Data section:
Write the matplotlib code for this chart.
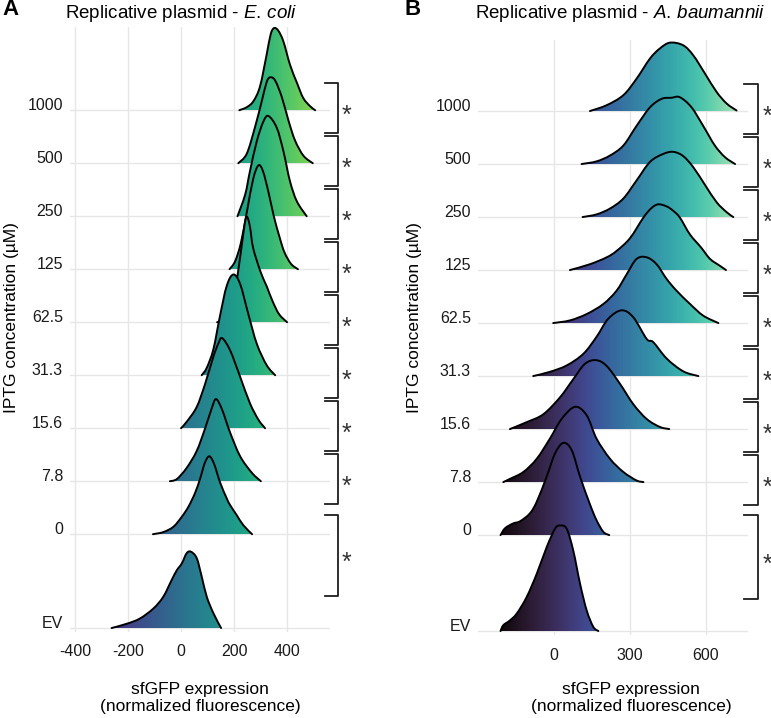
import numpy as np
import matplotlib
matplotlib.use('Agg')
import matplotlib.pyplot as plt
import seaborn as sns  # registers the "mako" colormap
from matplotlib.patches import PathPatch
from matplotlib.path import Path
from matplotlib.colors import Normalize

plt.rcParams['font.family'] = ['Liberation Sans', 'DejaVu Sans']
plt.rcParams['mathtext.fontset'] = 'custom'
plt.rcParams['mathtext.rm'] = 'Liberation Sans'
plt.rcParams['mathtext.it'] = 'Liberation Sans:italic'

levels = ['EV', '0', '7.8', '15.6', '31.3', '62.5', '125', '250', '500', '1000']

# ridge outlines: x = sfGFP value, h = density height (in row units)
ecoli_x = [
    [-262, -205, -155, -104, -67, -35, -16, 3, 21, 37, 59, 78, 97, 122, 151],
    [-106, -67, -29, 3, 28, 53, 72, 90, 107, 125, 147, 172, 185, 210, 235, 268],
    [-42, -16, 21, 59, 91, 116, 132, 154, 185, 223, 267, 301],
    [0, 21, 59, 91, 122, 141, 155, 185, 223, 260, 292, 317],
    [78, 97, 122, 147, 172, 197, 223, 254, 286, 323, 355],
    [136, 170, 200, 225, 240, 249, 260, 272, 300, 323, 345, 370, 400],
    [183, 204, 226, 249, 272, 292, 309, 330, 350, 372, 390, 415, 441],
    [213, 242, 260, 286, 311, 330, 361, 386, 411, 437, 474],
    [216, 248, 279, 305, 323, 336, 355, 380, 405, 430, 462, 497],
    [220, 248, 273, 298, 323, 338, 351, 367, 386, 411, 437, 461, 487, 506],
]
ecoli_h = [
    [0, 0.08, 0.18, 0.37, 0.59, 0.91, 1.09, 1.22, 1.41, 1.44, 1.32, 0.97, 0.59, 0.28, 0],
    [0, 0.04, 0.14, 0.33, 0.52, 0.78, 1.05, 1.35, 1.47, 1.32, 0.98, 0.68, 0.55, 0.36, 0.17, 0],
    [0, 0.04, 0.25, 0.57, 1.0, 1.38, 1.55, 1.36, 0.92, 0.47, 0.16, 0],
    [0, 0.12, 0.4, 0.84, 1.35, 1.6, 1.7, 1.47, 0.97, 0.47, 0.16, 0],
    [0, 0.14, 0.49, 1.12, 1.68, 1.9, 1.72, 1.15, 0.59, 0.19, 0],
    [0, 0.1, 0.5, 1.3, 1.85, 1.99, 1.8, 1.4, 0.95, 0.68, 0.4, 0.15, 0],
    [0, 0.15, 0.5, 1.1, 1.7, 1.96, 1.85, 1.45, 1.0, 0.6, 0.32, 0.1, 0],
    [0, 0.41, 0.85, 1.42, 1.79, 1.89, 1.67, 1.23, 0.66, 0.28, 0],
    [0, 0.18, 0.68, 1.18, 1.53, 1.62, 1.56, 1.25, 0.81, 0.43, 0.14, 0],
    [0, 0.057, 0.17, 0.45, 1.05, 1.43, 1.55, 1.50, 1.30, 0.86, 0.52, 0.23, 0.075, 0],
]

abau_x = [
    [-211, -200, -174, -147, -108, -68, -29, 4, 24, 50, 76, 103, 129, 155, 175],
    [-211, -193, -161, -134, -95, -68, -29, 4, 37, 70, 103, 142, 168, 195, 218],
    [-200, -174, -121, -68, -16, 30, 83, 129, 168, 221, 274, 326, 353],
    [-174, -108, -42, 24, 76, 122, 166, 208, 261, 313, 366, 418, 455],
    [-82, -16, 50, 116, 168, 214, 267, 313, 366, 392, 445, 510, 570],
    [-3, 63, 129, 195, 247, 287, 326, 366, 405, 445, 484, 537, 589, 649],
    [63, 142, 208, 247, 300, 353, 385, 412, 445, 470, 497, 537, 580, 616, 655, 679],
    [113, 168, 221, 274, 326, 379, 431, 471, 510, 550, 597, 642, 682, 708],
    [109, 168, 221, 274, 326, 379, 425, 464, 497, 543, 589, 635, 675, 715],
    [142, 208, 274, 326, 379, 418, 458, 510, 550, 597, 642, 682, 721],
]
abau_h = [
    [0, 0.11, 0.2, 0.33, 0.64, 1.08, 1.58, 1.93, 1.99, 1.93, 1.52, 0.89, 0.39, 0.08, 0],
    [0, 0.13, 0.22, 0.26, 0.41, 0.63, 1.1, 1.54, 1.74, 1.6, 1.1, 0.58, 0.28, 0.06, 0],
    [0, 0.06, 0.19, 0.44, 0.82, 1.19, 1.42, 1.26, 0.82, 0.44, 0.19, 0.03, 0],
    [0, 0.13, 0.28, 0.6, 0.94, 1.23, 1.3, 1.19, 0.85, 0.47, 0.19, 0.04, 0],
    [0, 0.08, 0.2, 0.42, 0.74, 1.08, 1.24, 1.11, 0.70, 0.64, 0.33, 0.09, 0],
    [0, 0.05, 0.17, 0.36, 0.61, 0.92, 1.21, 1.24, 1.11, 0.83, 0.61, 0.36, 0.14, 0],
    [0, 0.11, 0.24, 0.36, 0.6, 0.99, 1.17, 1.24, 1.2, 1.12, 0.99, 0.67, 0.43, 0.21, 0.08, 0],
    [0, 0.05, 0.16, 0.35, 0.69, 1.04, 1.19, 1.23, 1.15, 0.94, 0.60, 0.28, 0.09, 0],
    [0, 0.05, 0.16, 0.35, 0.72, 1.07, 1.23, 1.25, 1.26, 1.07, 0.72, 0.35, 0.13, 0],
    [0, 0.11, 0.30, 0.61, 0.99, 1.18, 1.29, 1.24, 1.05, 0.70, 0.36, 0.14, 0.01],
]

ecoli_ticks = [-400, -200, 0, 200, 400]
abau_ticks = [0, 300, 600]

W, H = 771, 718
fig = plt.figure(figsize=(W / 100, H / 100), dpi=100)
axA = fig.add_axes([70 / W, 1 - 632 / H, 260 / W, 605 / H])
axB = fig.add_axes([478 / W, 1 - 635 / H, 270 / W, 595 / H])


def smooth_path(x, y, base, close):
    # bezier curve through the read points (catmull-rom control points)
    pts = np.column_stack([x, y])
    ext = np.vstack([pts[0], pts, pts[-1]])
    verts = [tuple(pts[0])]
    codes = [Path.MOVETO]
    for i in range(len(pts) - 1):
        p0, p1, p2, p3 = ext[i], ext[i + 1], ext[i + 2], ext[i + 3]
        c1 = p1 + (p2 - p0) / 6
        c2 = p2 - (p3 - p1) / 6
        c1[1] = max(c1[1], base)
        c2[1] = max(c2[1], base)
        verts += [tuple(c1), tuple(c2), tuple(p2)]
        codes += [Path.CURVE4] * 3
    if close:
        verts += [(x[-1], base), (x[0], base), (x[0], base)]
        codes += [Path.LINETO, Path.LINETO, Path.CLOSEPOLY]
    return Path(verts, codes)


def ridges(ax, xs, hs, gap, cmap, norm):
    pos = [0] + [gap + i for i in range(len(levels) - 1)]
    for i in reversed(range(len(levels))):
        x = np.array(xs[i], float)
        h = np.array(hs[i], float)
        b = pos[i]
        z = 10 + (len(levels) - i)
        clip = PathPatch(smooth_path(x, b + h, b, True), facecolor='none', edgecolor='none')
        ax.add_patch(clip)
        grad = np.linspace(x[0], x[-1], 256).reshape(1, -1)
        im = ax.imshow(grad, extent=(x[0], x[-1], b, b + h.max() * 1.1), origin='lower',
                       aspect='auto', cmap=cmap, norm=norm, zorder=z, interpolation='bilinear')
        im.set_clip_path(clip)
        ax.add_patch(PathPatch(smooth_path(x, b + h, b, False), fill=False, edgecolor='black',
                               lw=1.4, zorder=z + 0.5, capstyle='round', joinstyle='round'))
    return pos


def brackets(ax, pos, x0, x1, xstar):
    spans = [(pos[i] - 0.43, pos[i] + 0.51) for i in range(2, len(levels))]
    spans.append((pos[0] + 0.6, pos[1] + 0.37))
    for lo, hi in spans:
        ax.plot([x0, x1, x1, x0], [hi, hi, lo, lo], color='#1e1e1e', lw=1.3,
                clip_on=False, zorder=30)
        ax.annotate('*', xy=(xstar, (lo + hi) / 2), xytext=(0, -0.59 * 18),
                    textcoords='offset points', ha='center', va='baseline',
                    fontsize=18, color='#333333', annotation_clip=False)


def style(ax, pos, ticks, xlim, ylim):
    ax.set_xlim(*xlim)
    ax.set_ylim(*ylim)
    ax.set_xticks(ticks)
    ax.set_xticklabels([str(t) for t in ticks])
    ax.set_yticks(pos)
    ax.set_yticklabels(levels)
    for lab in ax.get_yticklabels():
        lab.set_verticalalignment('baseline')
    ax.tick_params(axis='both', length=0, labelsize=11.5, colors='#1a1a1a')
    ax.tick_params(axis='x', pad=9)
    ax.tick_params(axis='y', pad=5)
    for s in ax.spines.values():
        s.set_visible(False)
    ax.grid(True, color='#e6e6e6', lw=1.0)
    ax.set_axisbelow(True)


posA = ridges(axA, ecoli_x, ecoli_h, 1.77, plt.get_cmap('viridis'), Normalize(-420, 710))
posB = ridges(axB, abau_x, abau_h, 1.81, plt.get_cmap('mako'), Normalize(-230, 830))
style(axA, posA, ecoli_ticks, (-419, 562), (-0.075, 11.34))
style(axB, posB, abau_ticks, (-300, 766), (-0.075, 11.15))
brackets(axA, posA, 543, 592, 626)
brackets(axB, posB, 750, 805, 841)

fig.text(2 / W, 1 - 15 / H, 'A', fontsize=16, fontweight='bold', va='baseline')
fig.text(405 / W, 1 - 15 / H, 'B', fontsize=16, fontweight='bold', va='baseline')
fig.text(65 / W, 1 - 18 / H, r'Replicative plasmid - $\mathit{E.\,coli}$', fontsize=13.5, va='baseline')
fig.text(475 / W, 1 - 18 / H, r'Replicative plasmid - $\mathit{A.\,baumannii}$', fontsize=13.5, va='baseline')
for xc in (12, 415):
    fig.text(xc / W, 1 - 318 / H, 'IPTG concentration (µM)', rotation=90,
             ha='center', va='center', fontsize=12.5)
for xc in (200, 631):
    fig.text(xc / W, 1 - 698 / H, 'sfGFP expression\n(normalized fluorescence)',
             ha='center', va='center', fontsize=12.5, linespacing=1.15)

fig.savefig('out.png', dpi=100)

What the exercise asks: Write out exactly the lines between the start of the data and the line with "plt.rcParams['mathtext.it'] = 'Liberation", including both, but none of the pictures.

Exercise answer:
Write the matplotlib code for this chart.
import numpy as np
import matplotlib
matplotlib.use('Agg')
import matplotlib.pyplot as plt
import seaborn as sns  # registers the "mako" colormap
from matplotlib.patches import PathPatch
from matplotlib.path import Path
from matplotlib.colors import Normalize

plt.rcParams['font.family'] = ['Liberation Sans', 'DejaVu Sans']
plt.rcParams['mathtext.fontset'] = 'custom'
plt.rcParams['mathtext.rm'] = 'Liberation Sans'
plt.rcParams['mathtext.it'] = 'Liberation Sans:italic'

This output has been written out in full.